## What you should do
Restate the data exactly as given and keep the pictures out.

## Data provided
+===+

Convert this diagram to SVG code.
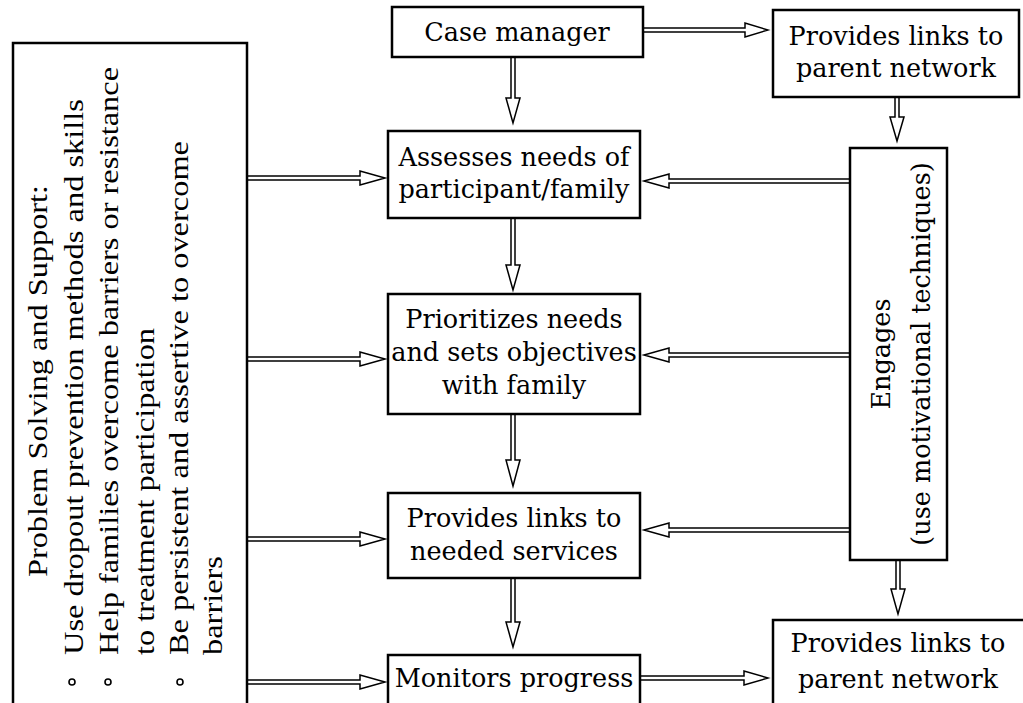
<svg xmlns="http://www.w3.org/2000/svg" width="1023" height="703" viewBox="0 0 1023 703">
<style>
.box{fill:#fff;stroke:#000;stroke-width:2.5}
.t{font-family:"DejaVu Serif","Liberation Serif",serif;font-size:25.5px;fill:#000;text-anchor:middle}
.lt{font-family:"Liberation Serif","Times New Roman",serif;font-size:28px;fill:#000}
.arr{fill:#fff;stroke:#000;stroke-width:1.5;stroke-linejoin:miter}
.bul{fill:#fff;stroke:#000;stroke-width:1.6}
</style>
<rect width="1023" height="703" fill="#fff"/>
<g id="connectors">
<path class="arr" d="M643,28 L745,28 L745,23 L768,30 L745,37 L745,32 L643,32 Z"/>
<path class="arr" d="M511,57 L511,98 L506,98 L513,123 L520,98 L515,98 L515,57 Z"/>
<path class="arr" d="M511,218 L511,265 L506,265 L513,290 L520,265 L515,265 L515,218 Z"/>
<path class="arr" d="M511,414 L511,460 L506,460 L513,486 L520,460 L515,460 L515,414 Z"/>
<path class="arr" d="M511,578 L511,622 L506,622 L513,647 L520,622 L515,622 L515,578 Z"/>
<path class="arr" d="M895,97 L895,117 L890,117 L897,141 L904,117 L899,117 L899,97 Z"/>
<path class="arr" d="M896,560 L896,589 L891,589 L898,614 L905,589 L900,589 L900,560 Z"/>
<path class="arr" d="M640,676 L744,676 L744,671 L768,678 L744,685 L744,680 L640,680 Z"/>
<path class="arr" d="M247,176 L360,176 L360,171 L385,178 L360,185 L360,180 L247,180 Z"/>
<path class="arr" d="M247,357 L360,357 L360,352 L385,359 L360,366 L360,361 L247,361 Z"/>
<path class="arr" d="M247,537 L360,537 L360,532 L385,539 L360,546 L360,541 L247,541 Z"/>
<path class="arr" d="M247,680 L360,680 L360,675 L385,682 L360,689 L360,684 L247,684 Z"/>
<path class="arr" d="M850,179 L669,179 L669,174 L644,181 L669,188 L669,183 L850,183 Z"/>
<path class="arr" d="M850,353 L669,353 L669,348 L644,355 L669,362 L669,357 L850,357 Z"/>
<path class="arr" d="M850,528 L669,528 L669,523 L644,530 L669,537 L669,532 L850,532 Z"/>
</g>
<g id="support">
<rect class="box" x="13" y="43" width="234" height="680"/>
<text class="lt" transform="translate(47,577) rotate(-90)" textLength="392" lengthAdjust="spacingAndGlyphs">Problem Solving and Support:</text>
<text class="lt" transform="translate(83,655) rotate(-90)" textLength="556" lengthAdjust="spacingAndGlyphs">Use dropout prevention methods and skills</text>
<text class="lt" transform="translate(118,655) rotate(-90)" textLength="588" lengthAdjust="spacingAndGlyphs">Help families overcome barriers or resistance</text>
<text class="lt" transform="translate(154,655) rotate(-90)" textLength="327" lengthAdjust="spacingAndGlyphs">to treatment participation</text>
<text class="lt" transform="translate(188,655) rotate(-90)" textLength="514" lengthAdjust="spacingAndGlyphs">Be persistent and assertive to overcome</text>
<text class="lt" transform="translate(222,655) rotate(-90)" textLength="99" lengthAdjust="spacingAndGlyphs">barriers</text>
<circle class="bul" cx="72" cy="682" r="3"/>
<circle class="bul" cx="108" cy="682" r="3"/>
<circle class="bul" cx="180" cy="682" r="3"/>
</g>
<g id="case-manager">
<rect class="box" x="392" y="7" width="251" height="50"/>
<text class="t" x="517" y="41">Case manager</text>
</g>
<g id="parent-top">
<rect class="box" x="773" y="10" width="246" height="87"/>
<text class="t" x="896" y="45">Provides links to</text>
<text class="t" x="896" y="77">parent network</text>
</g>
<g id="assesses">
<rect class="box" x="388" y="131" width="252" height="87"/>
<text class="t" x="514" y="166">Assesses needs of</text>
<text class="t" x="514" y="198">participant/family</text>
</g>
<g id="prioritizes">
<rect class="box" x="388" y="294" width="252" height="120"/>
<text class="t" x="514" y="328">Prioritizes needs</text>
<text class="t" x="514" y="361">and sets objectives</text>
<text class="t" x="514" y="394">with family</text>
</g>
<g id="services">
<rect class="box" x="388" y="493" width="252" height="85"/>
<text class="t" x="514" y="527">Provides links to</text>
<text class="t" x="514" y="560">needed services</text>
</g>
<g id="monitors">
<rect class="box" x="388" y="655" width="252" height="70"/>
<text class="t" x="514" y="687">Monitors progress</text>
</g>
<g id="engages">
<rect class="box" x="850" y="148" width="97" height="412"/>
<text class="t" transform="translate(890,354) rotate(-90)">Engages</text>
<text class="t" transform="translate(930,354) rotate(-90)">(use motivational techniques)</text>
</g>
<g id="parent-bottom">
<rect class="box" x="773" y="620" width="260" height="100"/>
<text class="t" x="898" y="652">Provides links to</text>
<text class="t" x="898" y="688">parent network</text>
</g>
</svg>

+===+

## The output
Convert this diagram to SVG code.
<svg xmlns="http://www.w3.org/2000/svg" width="1023" height="703" viewBox="0 0 1023 703">
<style>
.box{fill:#fff;stroke:#000;stroke-width:2.5}
.t{font-family:"DejaVu Serif","Liberation Serif",serif;font-size:25.5px;fill:#000;text-anchor:middle}
.lt{font-family:"Liberation Serif","Times New Roman",serif;font-size:28px;fill:#000}
.arr{fill:#fff;stroke:#000;stroke-width:1.5;stroke-linejoin:miter}
.bul{fill:#fff;stroke:#000;stroke-width:1.6}
</style>
<rect width="1023" height="703" fill="#fff"/>
<g id="connectors">
<path class="arr" d="M643,28 L745,28 L745,23 L768,30 L745,37 L745,32 L643,32 Z"/>
<path class="arr" d="M511,57 L511,98 L506,98 L513,123 L520,98 L515,98 L515,57 Z"/>
<path class="arr" d="M511,218 L511,265 L506,265 L513,290 L520,265 L515,265 L515,218 Z"/>
<path class="arr" d="M511,414 L511,460 L506,460 L513,486 L520,460 L515,460 L515,414 Z"/>
<path class="arr" d="M511,578 L511,622 L506,622 L513,647 L520,622 L515,622 L515,578 Z"/>
<path class="arr" d="M895,97 L895,117 L890,117 L897,141 L904,117 L899,117 L899,97 Z"/>
<path class="arr" d="M896,560 L896,589 L891,589 L898,614 L905,589 L900,589 L900,560 Z"/>
<path class="arr" d="M640,676 L744,676 L744,671 L768,678 L744,685 L744,680 L640,680 Z"/>
<path class="arr" d="M247,176 L360,176 L360,171 L385,178 L360,185 L360,180 L247,180 Z"/>
<path class="arr" d="M247,357 L360,357 L360,352 L385,359 L360,366 L360,361 L247,361 Z"/>
<path class="arr" d="M247,537 L360,537 L360,532 L385,539 L360,546 L360,541 L247,541 Z"/>
<path class="arr" d="M247,680 L360,680 L360,675 L385,682 L360,689 L360,684 L247,684 Z"/>
<path class="arr" d="M850,179 L669,179 L669,174 L644,181 L669,188 L669,183 L850,183 Z"/>
<path class="arr" d="M850,353 L669,353 L669,348 L644,355 L669,362 L669,357 L850,357 Z"/>
<path class="arr" d="M850,528 L669,528 L669,523 L644,530 L669,537 L669,532 L850,532 Z"/>
</g>
<g id="support">
<rect class="box" x="13" y="43" width="234" height="680"/>
<text class="lt" transform="translate(47,577) rotate(-90)" textLength="392" lengthAdjust="spacingAndGlyphs">Problem Solving and Support:</text>
<text class="lt" transform="translate(83,655) rotate(-90)" textLength="556" lengthAdjust="spacingAndGlyphs">Use dropout prevention methods and skills</text>
<text class="lt" transform="translate(118,655) rotate(-90)" textLength="588" lengthAdjust="spacingAndGlyphs">Help families overcome barriers or resistance</text>
<text class="lt" transform="translate(154,655) rotate(-90)" textLength="327" lengthAdjust="spacingAndGlyphs">to treatment participation</text>
<text class="lt" transform="translate(188,655) rotate(-90)" textLength="514" lengthAdjust="spacingAndGlyphs">Be persistent and assertive to overcome</text>
<text class="lt" transform="translate(222,655) rotate(-90)" textLength="99" lengthAdjust="spacingAndGlyphs">barriers</text>
<circle class="bul" cx="72" cy="682" r="3"/>
<circle class="bul" cx="108" cy="682" r="3"/>
<circle class="bul" cx="180" cy="682" r="3"/>
</g>
<g id="case-manager">
<rect class="box" x="392" y="7" width="251" height="50"/>
<text class="t" x="517" y="41">Case manager</text>
</g>
<g id="parent-top">
<rect class="box" x="773" y="10" width="246" height="87"/>
<text class="t" x="896" y="45">Provides links to</text>
<text class="t" x="896" y="77">parent network</text>
</g>
<g id="assesses">
<rect class="box" x="388" y="131" width="252" height="87"/>
<text class="t" x="514" y="166">Assesses needs of</text>
<text class="t" x="514" y="198">participant/family</text>
</g>
<g id="prioritizes">
<rect class="box" x="388" y="294" width="252" height="120"/>
<text class="t" x="514" y="328">Prioritizes needs</text>
<text class="t" x="514" y="361">and sets objectives</text>
<text class="t" x="514" y="394">with family</text>
</g>
<g id="services">
<rect class="box" x="388" y="493" width="252" height="85"/>
<text class="t" x="514" y="527">Provides links to</text>
<text class="t" x="514" y="560">needed services</text>
</g>
<g id="monitors">
<rect class="box" x="388" y="655" width="252" height="70"/>
<text class="t" x="514" y="687">Monitors progress</text>
</g>
<g id="engages">
<rect class="box" x="850" y="148" width="97" height="412"/>
<text class="t" transform="translate(890,354) rotate(-90)">Engages</text>
<text class="t" transform="translate(930,354) rotate(-90)">(use motivational techniques)</text>
</g>
<g id="parent-bottom">
<rect class="box" x="773" y="620" width="260" height="100"/>
<text class="t" x="898" y="652">Provides links to</text>
<text class="t" x="898" y="688">parent network</text>
</g>
</svg>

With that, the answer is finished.